The state needs another $2 million to fully transition to a .gov domain name.
The Colorado Sun posted an interesting look at Colorado’s government switching from a .us domain to colorado.gov.
Many states are making this switch, and the article explains the perceived benefits of using a .gov domain.
The state considers using its existing state.co.us domain a “serious security risk” because of phishing. Anyone can register a .us domain, and they could register one similar to what the state uses.
It’s also difficult for state officials to register for federal briefings because these require an email ending in .gov.
Some Colorado state agencies have already shifted to .gov, but the governor’s office thinks it needs another $2 million to fully transition. I don’t know how much it has paid to date, but it seems like a low number to make all the necessary changes.
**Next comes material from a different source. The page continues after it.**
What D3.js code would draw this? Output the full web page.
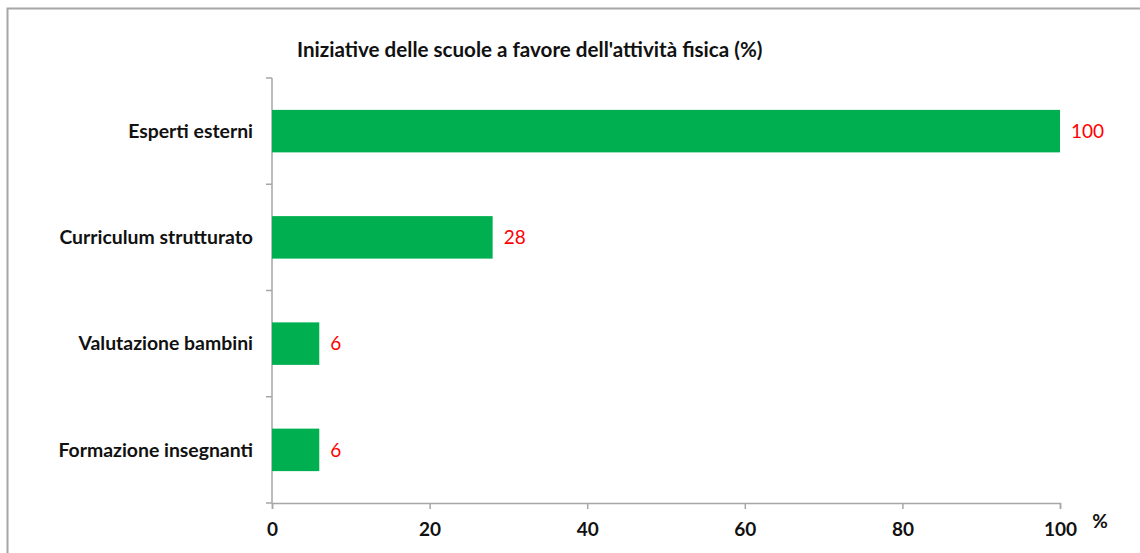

I guess governments aren’t too concerned about perfect SEO transitions that a private company needs to worry about.
That might actually be a low estimate. Need to think about hard costs like signage, business card re-printing, forms, etc, PLUS revising across decades of old links and resources that may have had URLs codified or preserved in records, and gracefully transitioning them. Even just to do a preparation for what to plan, it requires a rather large inventory of use, and that definitely has costs.
Something noteworthy and important other than just this price tag debate on the change from a legacy Colorado change.
There is a long standing myth that domains are interchangeble, and ‘just move to another domain’ gets trivialized rather heavily reductive messaging when heavy price or policy changes come forth.
Another, interesting rhtetorical ‘hmmmm’ question… Is there some form of move to reclaim .co.us so it could be purposed in alignment with how many other ccTLDs register domain names in the future?
Good grief, I didn’t realize there was so much involved.
If the state of Colorado thinks coloradosos.gov will not be subject to phishing attempts, they are delusional. What a horrible syntax! Thankfully, .US, and .GOV, are NOT subject to the incompetence, corruption, capture of ICANN, nor its inept, lengthy policy-making processes, so both of these TLDs can more quickly innovate, maintain and improve, domain integrity, stability, resilience, and security, including registrant identity, use or misuse, of second-level and sub-domains in their respective TLDs (.US is a ccTLD and .GOV, a legacy gTLD, wisely, at the insistence of the US government, has no registry agreement with ICANN). ICANN is a FAILED organization and untrustworthy, and has proven to be UNFIT for the mission it was given by the US government. If the US government would re-assert its historic stewardship over all 7 legacy gTLDs, including .COM (see RFC 1591), it would lead to a vast improvement of the global internet for users, registrants, and registrars alike!